Ghosting: why are some personalities more likely to ghost after a date than others?
Dating

Ghosting: why are some personalities more likely to ghost after a date than others?

Could there finally be a psychological explanation for modern dating’s worst trend – ghosting?

Ghosting – the act of breaking up with someone by stopping contact without warning – may just be one of the worst parts of modern dating.

The abruptness, wondering what went wrong and lack of closure can all be very painful to experience in a break-up where you just don’t know why it happened.

A millennial dating study by BankMyCell found that 29% of women say they have been ghosted during a short-term relationship, while 26% admit they themselves have ghosted someone.

The reasons for this behaviour are varied, with 50% saying they did so to avoid confrontation and 10% admitting it’s because their partner became too needy or clingy.

However, it could also be to do with our psychological make-up, as a new study has theorised that there are certain personality types that are more likely to ghost than others.

Which personalities are more likely to ghost?

The study, from the University of Padua, suggests that the sudden ending of contact without giving a reason is a strategy that seems more rational, and acceptable, to people who have higher scores for the so-called “dark triad” personality traits.

As Psychology Today explains, the three dark triad personality subtypes are narcissistic, Machiavellian (aka manipulation and cynicism) and psychopathic (socially callous and antagonistic).

However, Peter Jonason, the lead researcher on the study, stresses that this doesn’t mean that people who ghost, or have higher dark triad traits, are evil or pathological. ““These are people who see the world differently for a variety of reasons,” he explains. “But we all have these traits in us [to a certain extent], and good and evil is never black and white.”

“This kind of cold and detached form of break up – one that doesn’t take anyone else’s feelings into consideration – is an easily reasoned outcome of the way in which these people’s brains work,” he told New Scientist. “They prefer to just kind of bail.”

In the study, 341 volunteers were asked to complete a questionnaire that scored them on their dark triad traits. They were then asked to rank how acceptable ghosting is in different situations on a 10-point scale, and say if they had ever ghosted anyone in the past.

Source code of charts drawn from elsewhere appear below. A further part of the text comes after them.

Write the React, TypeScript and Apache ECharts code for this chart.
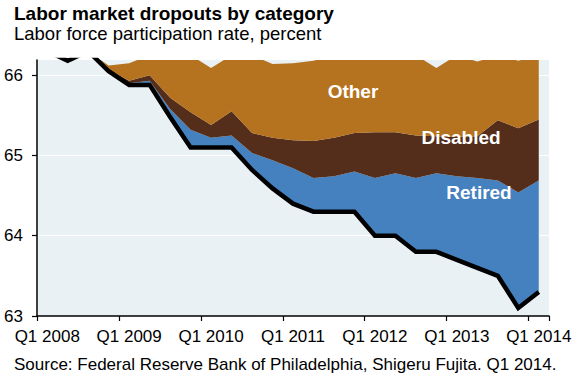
import React, { useEffect, useRef } from "react";
import * as echarts from "echarts";

const quarters = [
  "Q1 2008", "Q2 2008", "Q3 2008", "Q4 2008",
  "Q1 2009", "Q2 2009", "Q3 2009", "Q4 2009",
  "Q1 2010", "Q2 2010", "Q3 2010", "Q4 2010",
  "Q1 2011", "Q2 2011", "Q3 2011", "Q4 2011",
  "Q1 2012", "Q2 2012", "Q3 2012", "Q4 2012",
  "Q1 2013", "Q2 2013", "Q3 2013", "Q4 2013",
  "Q1 2014",
];

// Actual labor force participation rate (black line)
const lfpr = [
  66.3, 66.18, 66.3, 66.05, 65.88, 65.88, 65.48, 65.1, 65.1, 65.1, 64.82, 64.59,
  64.4, 64.3, 64.3, 64.3, 64.0, 64.0, 63.8, 63.8, 63.7, 63.6, 63.5, 63.1, 63.3,
];
// Upper edge of "Retired" band
const retiredTop = [
  66.3, 66.18, 66.3, 66.05, 65.9, 65.93, 65.58, 65.32, 65.22, 65.25, 65.03, 64.94,
  64.84, 64.72, 64.74, 64.8, 64.72, 64.78, 64.72, 64.78, 64.74, 64.72, 64.69, 64.54, 64.69,
];
// Upper edge of "Disabled" band
const disabledTop = [
  66.3, 66.18, 66.3, 66.07, 65.93, 66.0, 65.72, 65.54, 65.38, 65.55, 65.28, 65.22,
  65.19, 65.18, 65.22, 65.28, 65.29, 65.29, 65.25, 65.24, 65.23, 65.24, 65.44, 65.34, 65.45,
];
// Upper edge of "Other" band
const otherTop = [
  66.3, 66.18, 66.3, 66.12, 66.15, 66.25, 66.25, 66.25, 66.09, 66.25, 66.25, 66.14,
  66.15, 66.18, 66.25, 66.25, 66.25, 66.25, 66.25, 66.09, 66.25, 66.17, 66.25, 66.18, 66.25,
];

const yTicks = [63, 64, 65, 66];

const FONT = "'Liberation Sans', Arial, Helvetica, sans-serif";
const C_OTHER = "#B5731F";
const C_DISABLED = "#542E1B";
const C_RETIRED = "#4581BE";
const C_BG = "#EAF1F5";

export default function App() {
  const ref = useRef<HTMLDivElement>(null);

  useEffect(() => {
    if (!ref.current) return;
    const chart = echarts.init(ref.current, null, { renderer: "svg" });
    const diff = (a: number[], b: number[]) =>
      a.map((v, i) => Math.max(0, +(v - b[i]).toFixed(3)));

    const retired = diff(retiredTop, lfpr);
    const disabled = diff(disabledTop, retiredTop);
    const other = diff(otherTop, disabledTop);

    const areaSeries = (name: string, data: number[], color: string) => ({
      name,
      type: "line",
      stack: "s",
      data,
      symbol: "none",
      lineStyle: { width: 0, opacity: 0 },
      areaStyle: { color, opacity: 1 },
      z: 2,
    });

    const label = (text: string, x: number, y: number) => ({
      type: "text",
      x,
      y,
      z: 10,
      style: {
        text,
        fontSize: 19,
        fontWeight: "bold",
        fontFamily: FONT,
        fill: "#fff",
        align: "center",
        verticalAlign: "middle",
      },
    });

    const option: any = {
      animation: false,
      backgroundColor: "#ffffff",
      textStyle: { fontFamily: FONT },
      grid: {
        left: 37,
        right: 26,
        top: 60,
        bottom: 72,
        show: true,
        backgroundColor: C_BG,
        borderWidth: 0,
      },
      xAxis: {
        type: "category",
        data: quarters,
        boundaryGap: true,
        axisLine: { show: true, lineStyle: { color: "#000", width: 1.5 } },
        axisTick: { show: true, interval: 3, length: 5, lineStyle: { color: "#000", width: 1.2 } },
        axisLabel: {
          interval: 3,
          margin: 12,
          color: "#000",
          fontSize: 17,
          fontFamily: FONT,
        },
        splitLine: { show: false },
      },
      yAxis: {
        type: "value",
        min: 63,
        max: 66.19,
        interval: 1,
        axisLine: { show: true, lineStyle: { color: "#000", width: 1.5 } },
        axisTick: {
          show: true,
          length: 5,
          customValues: yTicks,
          lineStyle: { color: "#000", width: 1.2 },
        },
        axisLabel: {
          customValues: yTicks,
          margin: 14,
          color: "#000",
          fontSize: 17,
          fontFamily: FONT,
        },
        splitLine: { show: true, lineStyle: { color: "#ffffff", width: 1 } },
      },
      graphic: [
        {
          type: "text",
          left: 14,
          top: 4,
          style: {
            text: "Labor market dropouts by category",
            fontSize: 19,
            fontWeight: "bold",
            fontFamily: FONT,
            fill: "#000",
          },
        },
        {
          type: "text",
          left: 14,
          top: 24,
          style: {
            text: "Labor force participation rate, percent",
            fontSize: 18.5,
            fontFamily: FONT,
            fill: "#000",
          },
        },
        {
          type: "text",
          left: 14,
          top: 356,
          style: {
            text: "Source: Federal Reserve Bank of Philadelphia, Shigeru Fujita. Q1 2014.",
            fontSize: 17,
            fontFamily: FONT,
            fill: "#000",
          },
        },
        label("Other", 353, 91),
        label("Disabled", 461, 137),
        label("Retired", 479, 192),
      ],
      series: [
        {
          name: "base",
          type: "line",
          stack: "s",
          data: lfpr,
          symbol: "none",
          lineStyle: { width: 0, opacity: 0 },
          silent: true,
          z: 1,
        },
        areaSeries("Retired", retired, C_RETIRED),
        areaSeries("Disabled", disabled, C_DISABLED),
        areaSeries("Other", other, C_OTHER),
        {
          name: "Participation rate",
          type: "line",
          data: lfpr,
          symbol: "none",
          lineStyle: { color: "#000", width: 4.5, join: "miter", cap: "butt" },
          z: 5,
        },
      ],
    };

    chart.setOption(option);
    return () => chart.dispose();
  }, []);

  return (
    <div
      ref={ref}
      style={{ position: "absolute", left: 0, top: 0, width: 575, height: 388, background: "#fff" }}
    />
  );
}
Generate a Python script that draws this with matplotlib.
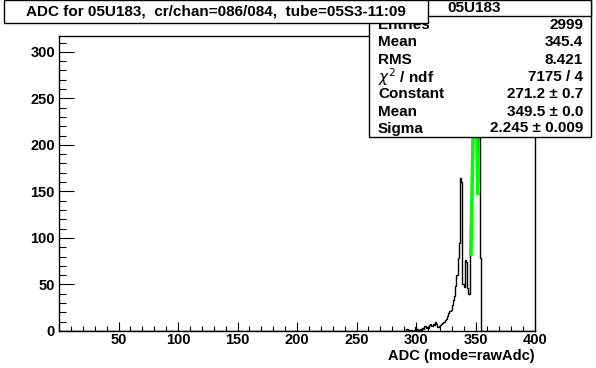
import numpy as np
import matplotlib
matplotlib.use("Agg")
import matplotlib.pyplot as plt
from matplotlib.patches import Rectangle

# ---------------- data ----------------
title = "ADC for 05U183,  cr/chan=086/084,  tube=05S3-11:09"
stats_title = "05U183"
stats_labels = ["Entries", "Mean", "RMS", r"$\chi^2$ / ndf", "Constant", "Mean", "Sigma"]
stats_values = ["2999", "345.4", "8.421", "7175 / 4", "271.2 \u00b1 0.7",
                "349.5 \u00b1 0.0", "2.245 \u00b1 0.009"]
x_label = "ADC (mode=rawAdc)"

n_bins = 400
x_min, x_max = 0, 400
first_bin = 290
counts = [0, 0, 2, 0, 1, 0, 1, 0, 1, 4,      # 290-299
          1, 2, 1, 2, 1, 3, 2, 5, 3, 4,      # 300-309
          3, 6, 8, 5, 7, 6, 10, 8, 4, 5,     # 310-319
          6, 8, 9, 10, 12, 13, 16, 19, 21, 23,  # 320-329
          28, 33, 38, 48, 60, 78, 95, 164, 160, 50,  # 330-339
          47, 76, 74, 46, 40, 82, 140, 220, 280, 302,  # 340-349
          290, 160, 255, 215, 78]            # 350-354

fit_constant, fit_mean, fit_sigma = 271.2, 349.5, 2.245
fit_range = (346.0, 352.0)

x_ticks = [0, 50, 100, 150, 200, 250, 300, 350, 400]
x_tick_labels = ["", "50", "100", "150", "200", "250", "300", "350", "400"]
y_ticks = [0, 50, 100, 150, 200, 250, 300]
y_max = 317

# ---------------- figure ----------------
W, H = 596, 368
fig = plt.figure(figsize=(W / 100, H / 100), dpi=100)
fig.patch.set_facecolor("white")
FONT = "Liberation Sans"
TICK_FS = 10.5
STAT_FS = 11

def fx(px):
    return px / W

def fy(py):
    return 1 - py / H

ax_l, ax_r, ax_t, ax_b = 59, 535, 36, 331
ax = fig.add_axes([fx(ax_l), fy(ax_b), (ax_r - ax_l) / W, (ax_b - ax_t) / H])

hist = np.zeros(n_bins)
for i, c in enumerate(counts):
    hist[first_bin + i] = c
edges = np.linspace(x_min, x_max, n_bins + 1)
ax.stairs(hist, edges, color="black", lw=1.0, baseline=0)

xf = np.linspace(fit_range[0], fit_range[1], 200)
yf = fit_constant * np.exp(-0.5 * ((xf - fit_mean) / fit_sigma) ** 2)
ax.plot(xf, yf, color="#00ff00", lw=2.6, solid_capstyle="butt")

ax.set_xlim(x_min, x_max)
ax.set_ylim(0, y_max)
ax.set_xticks(x_ticks)
ax.set_xticklabels(x_tick_labels)
ax.set_xticks(np.arange(0, 401, 10), minor=True)
ax.set_yticks(y_ticks)
ax.set_yticks(np.arange(0, 311, 10), minor=True)
for lab in ax.get_xticklabels() + ax.get_yticklabels():
    lab.set_fontfamily(FONT)
    lab.set_fontweight("bold")
    lab.set_fontsize(TICK_FS)
ax.tick_params(axis="x", which="major", direction="in", length=6.5, width=0.8, pad=1.2,
               bottom=True, top=False)
ax.tick_params(axis="x", which="minor", direction="in", length=3.3, width=0.8,
               bottom=True, top=False)
ax.tick_params(axis="y", which="major", direction="in", length=10.5, width=0.8, pad=3,
               left=True, right=False)
ax.tick_params(axis="y", which="minor", direction="in", length=5.2, width=0.8,
               left=True, right=False)
for s in ax.spines.values():
    s.set_linewidth(1.0)

fig.text(fx(535), fy(356), x_label, ha="right", va="center",
         fontfamily=FONT, fontweight="bold", fontsize=TICK_FS)

# ---------------- stats box ----------------
sb_l, sb_r, sb_t, sb_b = 369, 591, 0.5, 137
fig.add_artist(Rectangle((fx(sb_l), fy(sb_b)), (sb_r - sb_l) / W, (sb_b - sb_t) / H,
                         transform=fig.transFigure, facecolor="white", edgecolor="black",
                         lw=1.0, zorder=5))
row_y = [25, 42.5, 60, 77, 94, 111.5, 128.5]
for lab, val, yy in zip(stats_labels, stats_values, row_y):
    fig.text(fx(378), fy(yy), lab, ha="left", va="center", fontfamily=FONT,
             fontweight="bold", fontsize=STAT_FS, zorder=6)
    fig.text(fx(583), fy(yy), val, ha="right", va="center", fontfamily=FONT,
             fontweight="bold", fontsize=STAT_FS, zorder=6)
# header row (covers top of first row)
hd_b = 16
fig.add_artist(Rectangle((fx(sb_l), fy(hd_b)), (sb_r - sb_l) / W, (hd_b - sb_t) / H,
                         transform=fig.transFigure, facecolor="white", edgecolor="black",
                         lw=1.0, zorder=7))
fig.text(fx(474), fy(8), stats_title, ha="center", va="center", fontfamily=FONT,
         fontweight="bold", fontsize=STAT_FS, zorder=8)

# ---------------- title box ----------------
tb_l, tb_r, tb_t, tb_b = 3.5, 428, 0.5, 22.5
fig.add_artist(Rectangle((fx(tb_l), fy(tb_b)), (tb_r - tb_l) / W, (tb_b - tb_t) / H,
                         transform=fig.transFigure, facecolor="white", edgecolor="black",
                         lw=1.0, zorder=9))
fig.text(fx((tb_l + tb_r) / 2), fy(11.5), title, ha="center", va="center",
         fontfamily=FONT, fontweight="bold", fontsize=11, zorder=10)

fig.savefig("out.png", dpi=100)
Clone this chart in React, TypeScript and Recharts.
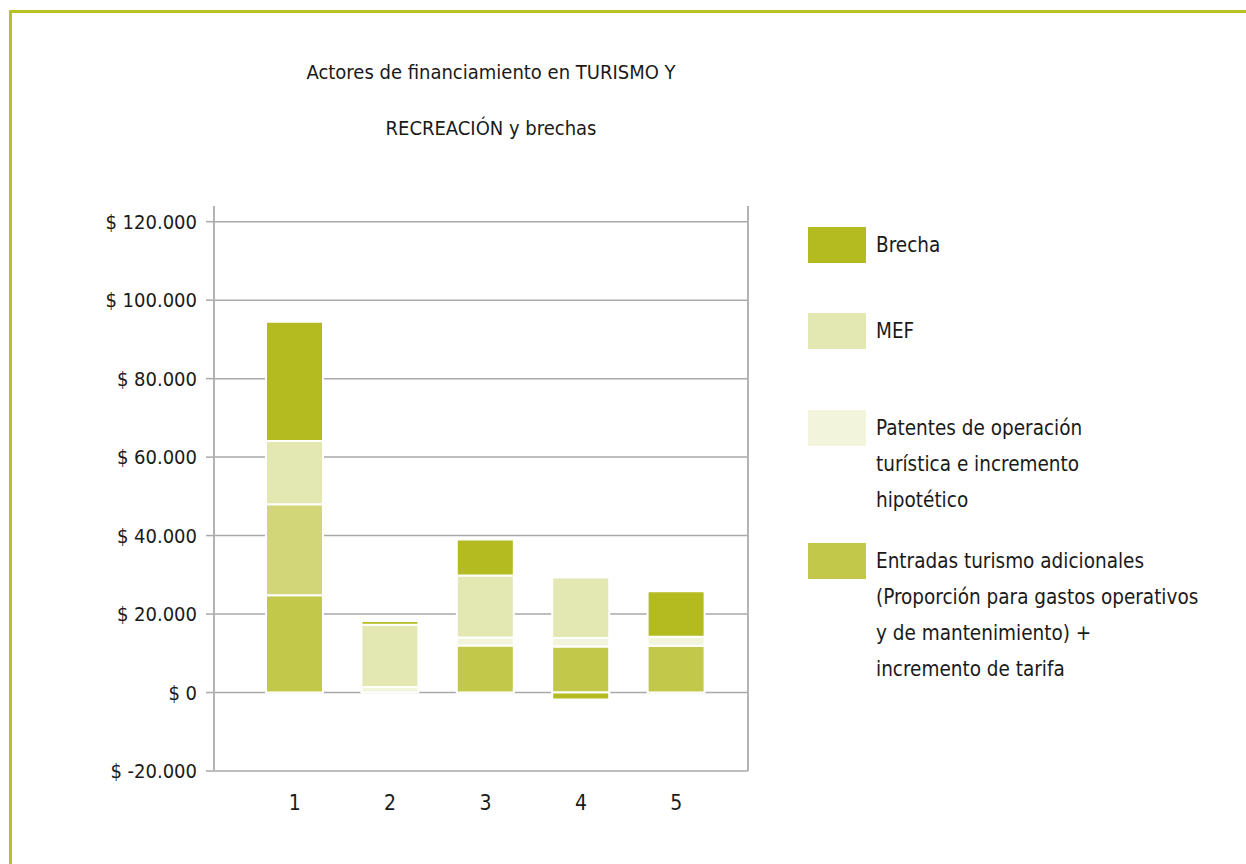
import React from 'react';
import { BarChart, Bar, XAxis, YAxis, CartesianGrid, Legend } from 'recharts';

const categories = ['1', '2', '3', '4', '5'];
const entradas = [24800, 0, 12000, 11700, 11900];
const otros = [23200, 0, 0, 0, 0];
const patentes = [0, 1400, 2000, 2200, 2300];
const mef = [16100, 15900, 15800, 15400, 0];
const brecha = [30400, 900, 9200, -1800, 11600];
const yTicks = [-20000, 0, 20000, 40000, 60000, 80000, 100000, 120000];
const titleLines = ['Actores de financiamiento en TURISMO Y', 'RECREACIÓN y brechas'];
const legendLabels = [
  ['Brecha'],
  ['MEF'],
  ['Patentes de operación', 'turística e incremento', 'hipotético'],
  ['Entradas turismo adicionales', '(Proporción para gastos operativos', 'y de mantenimiento) +', 'incremento de tarifa'],
];

const C_BRECHA = '#b3bb20';
const C_MEF = '#e3e7b2';
const C_PAT = '#f2f5dc';
const C_ENT = '#c2c94a';
const C_OTR = '#d2d679';
const legendColors = [C_BRECHA, C_MEF, C_PAT, C_ENT];
const legendTops = [0, 86, 183, 316];

const FONT = "'DejaVu Sans Condensed', 'Open Sans', sans-serif";

const data = categories.map((c, i) => ({
  cat: c,
  entradas: entradas[i],
  otros: otros[i],
  patentes: patentes[i],
  mef: mef[i],
  brecha: brecha[i],
}));

const fmt = (v: number) => {
  const s = String(Math.abs(v)).replace(/\B(?=(\d{3})+(?!\d))/g, '.');
  return v < 0 ? `$ -${s}` : `$ ${s}`;
};

const LegendContent = () => (
  <div style={{ position: 'relative', width: 420, height: 470, fontFamily: FONT }}>
    {legendLabels.map((lines, i) => (
      <div key={i} style={{ position: 'absolute', left: 0, top: legendTops[i] }}>
        <div style={{ position: 'absolute', left: 0, top: 0, width: 58, height: 36, background: legendColors[i] }} />
        <div style={{ position: 'absolute', left: 68, top: 0, whiteSpace: 'nowrap', fontSize: 20.5, lineHeight: '36px', color: '#1a1a1a' }}>
          {lines.map((l, j) => (
            <div key={j}>{l}</div>
          ))}
        </div>
      </div>
    ))}
  </div>
);

export default function App() {
  return (
    <div style={{ position: 'absolute', left: 0, top: 0, width: 1246, height: 864, overflow: 'hidden', background: '#fff' }}>
      <div style={{ position: 'absolute', left: 9, top: 10, width: 1400, height: 1000, border: '3px solid #b6c124' }} />
      {titleLines.map((t, i) => (
        <div key={i} style={{ position: 'absolute', left: 241, width: 500, top: 58 + i * 56, textAlign: 'center', whiteSpace: 'nowrap', fontFamily: FONT, fontSize: 20, lineHeight: '28px', color: '#1a1a1a' }}>{t}</div>
      ))}
      <div style={{ position: 'absolute', left: 0, top: 0 }}>
        <BarChart width={1246} height={864} data={data} stackOffset="sign" barSize={57}
          margin={{ top: 206, right: 478, left: 0, bottom: 53 }}>
          <CartesianGrid horizontal vertical={false} horizontalValues={yTicks} stroke="#a9a9a9" strokeWidth={1.5} />
          <XAxis dataKey="cat" axisLine={false} tickLine={false} height={40} padding={{ left: 33, right: 24 }}
            tick={{ fontSize: 21, fill: '#1a1a1a', fontFamily: FONT }} tickMargin={18} />
          <YAxis domain={[-20000, 124000]} ticks={yTicks} tickFormatter={fmt} width={214} tickSize={8} tickMargin={9}
            axisLine={{ stroke: '#b3b3b3', strokeWidth: 2 }} tickLine={{ stroke: '#a9a9a9', strokeWidth: 1.5 }}
            tick={{ fontSize: 20, fill: '#1a1a1a', fontFamily: FONT }} interval={0} />
          <YAxis yAxisId="r" orientation="right" domain={[-20000, 124000]} ticks={yTicks} tickFormatter={() => ''} width={20}
            tickSize={13} axisLine={{ stroke: '#b3b3b3', strokeWidth: 2 }} tickLine={{ stroke: '#a9a9a9', strokeWidth: 1.5 }} interval={0} />
          <Legend layout="vertical" align="center" verticalAlign="middle" content={<LegendContent />}
            wrapperStyle={{ position: 'absolute', left: 808, top: 227, width: 420 }} />
          <Bar dataKey="entradas" name="Entradas turismo adicionales" stackId="a" fill={C_ENT} stroke="#fff" strokeWidth={2} isAnimationActive={false} />
          <Bar dataKey="otros" name="Otros" stackId="a" fill={C_OTR} stroke="#fff" strokeWidth={2} isAnimationActive={false} />
          <Bar dataKey="patentes" name="Patentes de operación turística e incremento hipotético" stackId="a" fill={C_PAT} stroke="#fff" strokeWidth={2} isAnimationActive={false} />
          <Bar dataKey="mef" name="MEF" stackId="a" fill={C_MEF} stroke="#fff" strokeWidth={2} isAnimationActive={false} />
          <Bar dataKey="brecha" name="Brecha" stackId="a" fill={C_BRECHA} stroke="#fff" strokeWidth={2} isAnimationActive={false} />
        </BarChart>
      </div>
    </div>
  );
}
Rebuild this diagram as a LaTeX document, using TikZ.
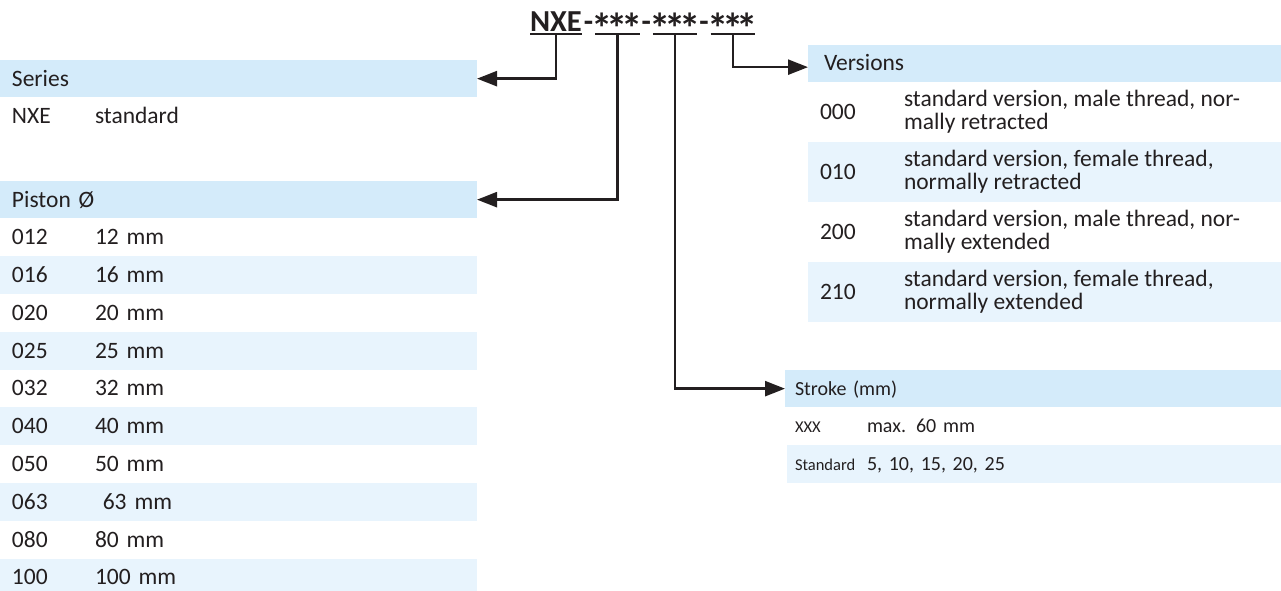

What the researchers found is that higher dark triad scores aligned with a greater acceptance and history of ghosting as a way to end short-term relationships.

Interestingly, an earlier study by the same researchers also found that long-term relationships are less common in people with dark triad personalities. 

Dating psychology: why do some people ghost?
Dating psychology: why do some people ghost?

How to cope with being  ghosted

Look, there is no magic bullet to avoid any kind of heartbreak; it’s a painful yet inevitable part of life. Even recognising dark triad tendencies in potential partners runs the risk of self-sabotaging the relationship before it’s had a chance to flourish.

And what’s more, ghosting doesn’t just happen in romantic relationships. It can occur within friendships and even in a professional context.

However, as the experts at VeryWellMind suggest, if you are ghosted, don’t play the blame and shame game.

“The experience might result in you exhibiting a variety of negative emotions and questioning yourself,” they explain on their website. “Hold your head up high, hold onto your dignity, and let them go. Someone better could be out there looking for you.

“Give yourself care and build your resilience during this painful time. If you’re still struggling to cope after being ghosted by a romantic interest, a friend, or someone in the workplace, reach out to a doctor or a mental health professional for assistance.”